Permanent provisions affecting tax-exempt organizations
PATH also makes permanent a number of federal tax provisions that directly affect tax-exempt organizations.
IRA tax-free distributions for charitable purposes for those age 70 1/2 or older. A taxpayer who is aged 70 1/2 or older may exclude up to $100,000 from gross income for qualified charitable distributions made from an IRA. Spouses can each make their own separate contribution annually. The distribution must be made directly to a charitable recipient that is recognized by the IRS as tax-exempt. Distributions to certain charitable organizations, however, are not excludible from gross income. These include private foundations, Section 509(a)(3) supporting organizations and donor advised funds.
In addition, qualifying taxpayers are allowed to apply these charitable distributions towards their minimum distribution requirements.
PATH now makes this exclusion permanent for distributions made after December 31, 2014.
Certain payments to controlling exempt organizations. PATH makes permanent the favorable tax treatment of certain payments by controlled entities to their controlling exempt organization. The Internal Revenue Code generally treats certain payments (interest, rent, royalties and annuities) paid to tax-exempt organizations from controlled entities as unrelated business taxable income.
With regard to any payments made under binding contracts in effect on August 17, 2006 (or a renewed contract with substantially similar terms), revised Code Section 512(b)(13) applies only to the portion of payments that exceed an arm’s-length price, and in addition to the tax, a 20% penalty applies to this excess. PATH reinstates this rule and makes it permanent for payments received or accrued after December 31, 2014.
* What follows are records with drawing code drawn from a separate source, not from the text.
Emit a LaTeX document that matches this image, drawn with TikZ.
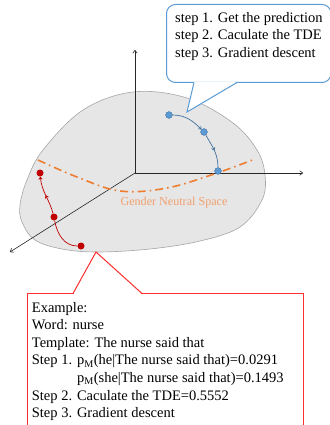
\documentclass[tikz,border=0pt]{standalone}
\usepackage{fontspec}
\setmainfont{Liberation Serif}
\usetikzlibrary{arrows.meta,decorations.markings}
\definecolor{blobfill}{RGB}{230,230,230}
\definecolor{blobedge}{RGB}{166,166,166}
\definecolor{orangeline}{RGB}{237,125,49}
\definecolor{orangetext}{RGB}{241,160,110}
\definecolor{bluept}{RGB}{91,155,213}
\definecolor{blueedge}{RGB}{65,113,156}
\definecolor{redpt}{RGB}{192,0,0}
\definecolor{redline}{RGB}{255,45,45}
\definecolor{blueline}{RGB}{91,155,213}
\begin{document}
\begin{tikzpicture}[x=1pt,y=-1pt,
  axisline/.style={line width=0.6pt, draw=black!85, -{To[length=3.5pt,width=5pt]}},
  bpt/.style={circle, fill=bluept, draw=blueedge, line width=0.4pt, inner sep=0pt, minimum size=6.8pt},
  rpt/.style={circle, fill=redpt, inner sep=0pt, minimum size=7pt},
  bflow/.style={draw=blueedge, line width=0.7pt},
  rflow/.style={draw=redpt, line width=0.7pt},
  midarrow/.style={postaction={decorate}, decoration={markings, mark=at position 0.5 with {\arrow{#1}}}},
  calltext/.style={font=\fontsize{14.5}{17.6}\selectfont, align=left, inner sep=0pt},
  bluecall/.style={draw=blueline, line width=1pt},
  redcall/.style={draw=redline, line width=1pt},
]
\useasboundingbox (0,0) rectangle (329,425);

% blob
\draw[fill=blobfill, draw=blobedge, line width=0.6pt] plot[smooth cycle, tension=0.6] coordinates {
  (133,92) (187,98) (233,123) (257,150) (265,175) (262,200) (240,227) (200,241)
  (150,249) (97,252) (62,249) (35,240) (22,222) (20,205) (27,180) (43,150) (83,110)};

% axes
\coordinate (O) at (135,173);
\coordinate (ay) at (135,50);
\coordinate (ax) at (303,173);
\coordinate (az) at (10,252);
\draw[axisline] (O) -- (ay);
\draw[axisline] (O) -- (ax);
\draw[axisline] (O) -- (az);

% gender neutral curve
\draw[orangeline, line width=1.6pt, dash pattern=on 8pt off 4pt on 1.6pt off 4pt]
  plot[smooth, tension=0.6] coordinates {(38,160) (77,177) (120,191) (167,188) (217,173) (255,159)};
\node[text=orangetext, font=\fontsize{12.1}{14}\selectfont] (gns) at (174,203) {Gender Neutral Space};

% blue points
\node[bpt] (b1) at (169,115) {};
\node[bpt] (b2) at (204,132) {};
\node[bpt] (b3) at (218,171) {};
\draw[bflow, -{To[length=3pt,width=4pt]}] (b1) to[out=0, in=135] (b2);
\draw[bflow, midarrow={To[length=3pt,width=4pt]}] (b2) to[out=-60, in=90] (b3);

% red points
\node[rpt] (r1) at (40,173) {};
\node[rpt] (r2) at (54,217) {};
\node[rpt] (r3) at (81,246) {};
\draw[rflow] (r3) to[out=180, in=-80] (r2);
\draw[rflow, -{To[length=3pt,width=4pt]}, midarrow={To[length=3pt,width=4pt]}] (r2) to[out=105, in=-85] (r1);

% top callout
\fill[white] (166.5,4.5) [rounded corners=9pt] rectangle (331,82.5);
\draw[bluecall, rounded corners=9pt] (166.5,4.5) rectangle (331,82.5);
\fill[white] (194.3,81.8) -- (236.8,81.8) -- (187,112) -- cycle;
\draw[bluecall] (194,82.5) -- (187,112) -- (237,82.5);
\node[calltext, anchor=north west] (steps) at (175,11.8) {step 1. Get the prediction\\step 2. Caculate the TDE\\step 3. Gradient descent};

% bottom callout
\fill[white] (27.5,293.5) rectangle (303.5,440);
\draw[redcall] (27.5,440) -- (27.5,293.5) -- (303.5,293.5) -- (303.5,440);
\fill[white] (73.6,294.2) -- (141.6,294.2) -- (96,252) -- cycle;
\draw[redcall] (73,293.5) -- (96,252) -- (142,293.5);
\node[calltext, anchor=north west] (example) at (31.7,301.8) {Example:\\Word: nurse\\Template: The nurse said that\\Step 1. p\textsubscript{M}(he|The nurse said that)=0.0291\\\phantom{Step 1. }p\textsubscript{M}(she|The nurse said that)=0.1493\\Step 2. Caculate the TDE=0.5552\\Step 3. Gradient descent};
\end{tikzpicture}
\end{document}
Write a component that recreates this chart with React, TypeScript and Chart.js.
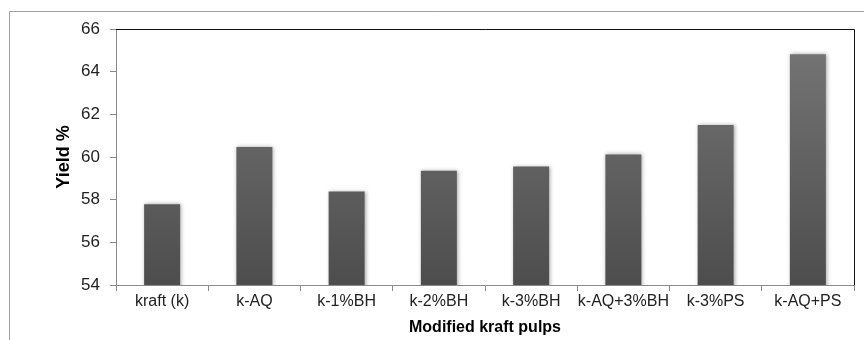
import React, { useEffect, useRef } from "react";
import { Chart, registerables } from "chart.js";

Chart.register(...registerables);

const categories = ["kraft (k)", "k-AQ", "k-1%BH", "k-2%BH", "k-3%BH", "k-AQ+3%BH", "k-3%PS", "k-AQ+PS"];
const yieldValues = [57.78, 60.47, 58.38, 59.35, 59.55, 60.12, 61.5, 64.82];
const yMin = 54;
const yMax = 66;
const yStep = 2;

const FONT = "'Liberation Sans', Arial, sans-serif";

const framePlugin = {
  id: "frame",
  beforeDatasetsDraw(chart: any) {
    const c = chart.ctx;
    c.save();
    c.shadowColor = "rgba(0,0,0,0.35)";
    c.shadowBlur = 4;
    c.shadowOffsetX = 1;
    c.shadowOffsetY = 0;
  },
  afterDatasetsDraw(chart: any) {
    chart.ctx.restore();
  },
  afterDraw(chart: any) {
    const c = chart.ctx;
    const a = chart.chartArea;
    c.save();
    c.strokeStyle = "#a0a0a0";
    c.lineWidth = 1;
    c.beginPath();
    c.moveTo(9.5, 340);
    c.lineTo(9.5, 11.5);
    c.lineTo(864, 11.5);
    c.stroke();
    c.strokeStyle = "#111";
    c.beginPath();
    c.moveTo(a.left, a.top + 0.5);
    c.lineTo(a.right + 0.5, a.top + 0.5);
    c.lineTo(a.right + 0.5, a.bottom);
    c.stroke();
    c.restore();
  },
};

export default function App() {
  const ref = useRef<HTMLCanvasElement | null>(null);
  useEffect(() => {
    document.body.style.margin = "0";
    const canvas = ref.current!;
    const chart = new Chart(canvas, {
      type: "bar",
      data: {
        labels: categories,
        datasets: [
          {
            data: yieldValues,
            backgroundColor: (ctx: any) => {
              const area = ctx.chart.chartArea;
              if (!area) return "#606060";
              const g = ctx.chart.ctx.createLinearGradient(0, area.top, 0, area.bottom);
              g.addColorStop(0, "#777777");
              g.addColorStop(1, "#4d4d4d");
              return g;
            },
            borderWidth: 0,
            barPercentage: 0.39,
            categoryPercentage: 1,
          },
        ],
      },
      options: {
        responsive: false,
        animation: false,
        devicePixelRatio: 1,
        layout: { padding: { left: 9, top: 29, right: 10, bottom: 0 } },
        plugins: { legend: { display: false }, tooltip: { enabled: false } },
        scales: {
          x: {
            afterFit: (s: any) => {
              s.height = 55;
            },
            grid: { drawOnChartArea: false, drawTicks: true, tickLength: 6, color: "#8a8a8a", offset: true },
            border: { display: true, color: "#8a8a8a" },
            ticks: { color: "#222", font: { family: FONT, size: 16 }, padding: 1, maxRotation: 0, autoSkip: false },
            title: {
              display: true,
              text: "Modified kraft pulps",
              color: "#000",
              font: { family: FONT, size: 16, weight: "bold" },
              padding: { top: 0, bottom: 3 },
            },
          },
          y: {
            min: yMin,
            max: yMax,
            afterFit: (s: any) => {
              s.width = 107;
            },
            grid: { drawOnChartArea: false, drawTicks: true, tickLength: 6, color: "#8a8a8a" },
            border: { display: true, color: "#8a8a8a" },
            ticks: { stepSize: yStep, color: "#222", font: { family: FONT, size: 17 }, padding: 10 },
            title: {
              display: true,
              text: "Yield %",
              color: "#000",
              font: { family: FONT, size: 18, weight: "bold" },
              padding: { top: 44, bottom: 0 },
            },
          },
        },
      },
      plugins: [framePlugin],
    } as any);
    return () => chart.destroy();
  }, []);
  return (
    <div style={{ width: 864, height: 340 }}>
      <canvas ref={ref} width={864} height={340} style={{ display: "block" }} />
    </div>
  );
}
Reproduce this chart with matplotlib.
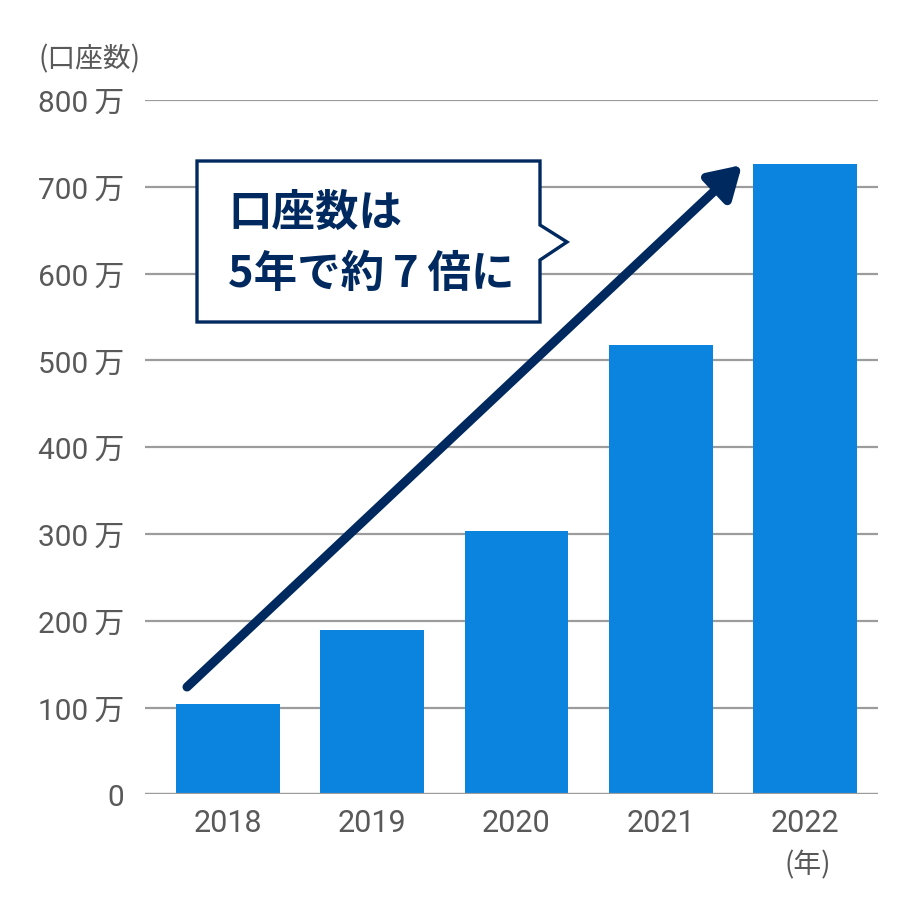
import matplotlib
matplotlib.use("Agg")
import matplotlib.pyplot as plt
from matplotlib.patches import Polygon

years = ["2018", "2019", "2020", "2021", "2022"]
accounts = [104, 189, 303, 518, 726]   # 万口座
yticks = [0, 100, 200, 300, 400, 500, 600, 700, 800]
ytick_labels = ["0"] + [f"{v}\u2009万" for v in yticks[1:]]

BAR = "#0b84e0"
NAVY = "#00295f"
GRID = "#9c9c9c"
TXT = "#595959"
FONT = ["Roboto", "Noto Sans CJK JP", "DejaVu Sans"]
plt.rcParams["font.family"] = FONT

W = H = 920
fig = plt.figure(figsize=(9.2, 9.2), dpi=100)


def fx(px):
    return px / W


def fy(py):
    return 1 - py / H


ax = fig.add_axes([fx(145), fy(795.4), fx(878) - fx(145), fy(101) - fy(795.4)])

xs = list(range(len(years)))
ax.bar(xs, accounts, width=0.72, color=BAR, zorder=2)
ax.set_ylim(0, 800)
ax.set_xlim(-0.575, 4.506)

ax.set_yticks(yticks)
ax.set_yticklabels(ytick_labels)
ax.set_xticks(xs)
ax.set_xticklabels(years)
ax.tick_params(axis="y", length=0, pad=15, labelsize=21.5, labelcolor=TXT)
ax.tick_params(axis="x", length=0, pad=10, labelsize=22, labelcolor=TXT)

ax.grid(axis="y", color=GRID, linewidth=1.6, zorder=0)
for s in ax.spines.values():
    s.set_visible(False)
ax.axhline(0, color=GRID, linewidth=1.6, zorder=3)

# unit labels
fig.text(fx(39), fy(59), "(口座数)", ha="left", va="center", fontsize=20,
         color=TXT, family=["Noto Sans CJK JP"])
fig.text(fx(808), fy(865), "(年)", ha="center", va="center", fontsize=20,
         color=TXT, family=["Noto Sans CJK JP"])

# growth arrow
ax.annotate("", xy=(fx(742), fy(166)), xytext=(fx(187), fy(688)),
            xycoords="figure fraction", textcoords="figure fraction",
            arrowprops=dict(arrowstyle="-|>,head_length=1.9,head_width=1.15",
                            color=NAVY, lw=6.5, shrinkA=0, shrinkB=0),
            zorder=5)

# callout box
pts = [(197, 162), (540, 162), (540, 226), (567, 243), (540, 261),
       (540, 323), (197, 323)]
box = Polygon([(fx(a), fy(b)) for a, b in pts], closed=True,
              transform=fig.transFigure, facecolor="white", edgecolor=NAVY,
              linewidth=2.4, zorder=6)
fig.patches.append(box)
callout_fam = ["Noto Sans CJK JP", "Roboto"]
fig.text(fx(228), fy(213), "口座数は", ha="left", va="center", fontsize=31.3,
         fontweight="bold", color=NAVY, zorder=7, family=callout_fam)
fig.text(fx(228), fy(274), "5年で約\u20097\u2009倍に", ha="left", va="center",
         fontsize=31.3, fontweight="bold", color=NAVY, zorder=7,
         family=callout_fam)

fig.savefig("out.png", dpi=100, facecolor="white")
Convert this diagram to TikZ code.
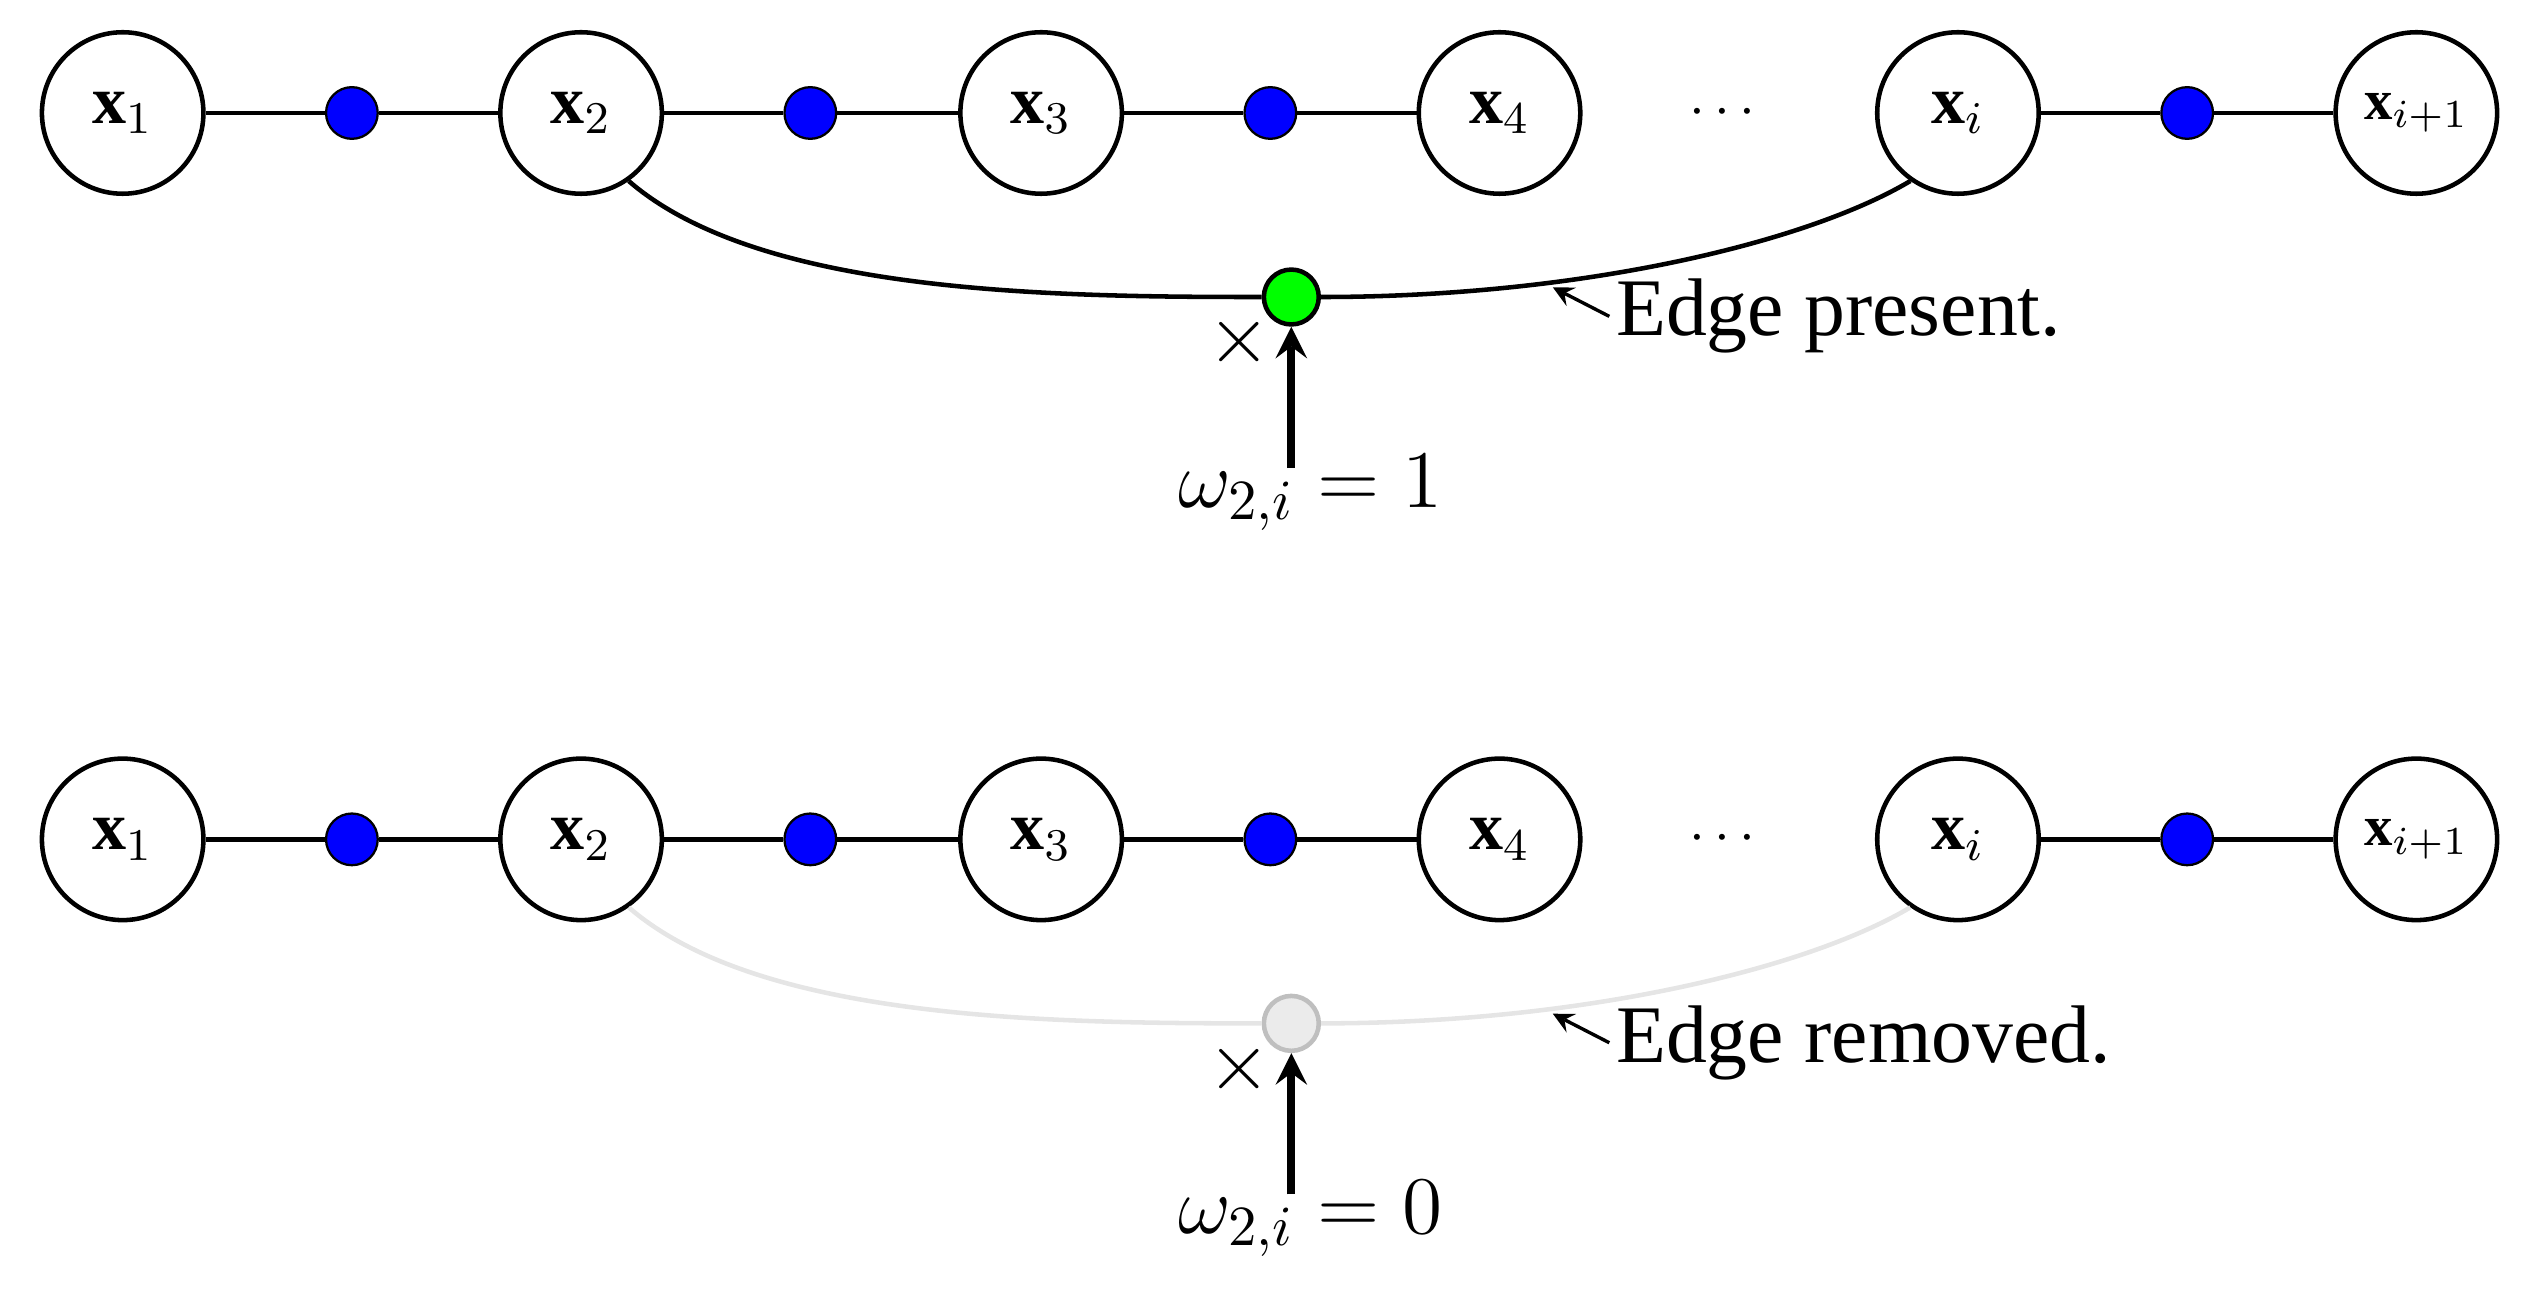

PATH also imposes new procedural requirements which offer clarity to certain tax-exempt organizations facing adverse determinations. Specifically, PATH requires the IRS to create and adopt administrative appeal procedures for tax-exempt organizations facing an adverse determination, as well as allowing tax-exempt organizations or organizations seeking tax-exempt status the right to obtain declaratory judgments from a federal court, a right that formerly was only available to 501(c)(3) organizations or applicants. These new remedies will provide greater recourse to organizations that have not received final determination letters from the IRS or whose tax-exempt status has been revoked or denied.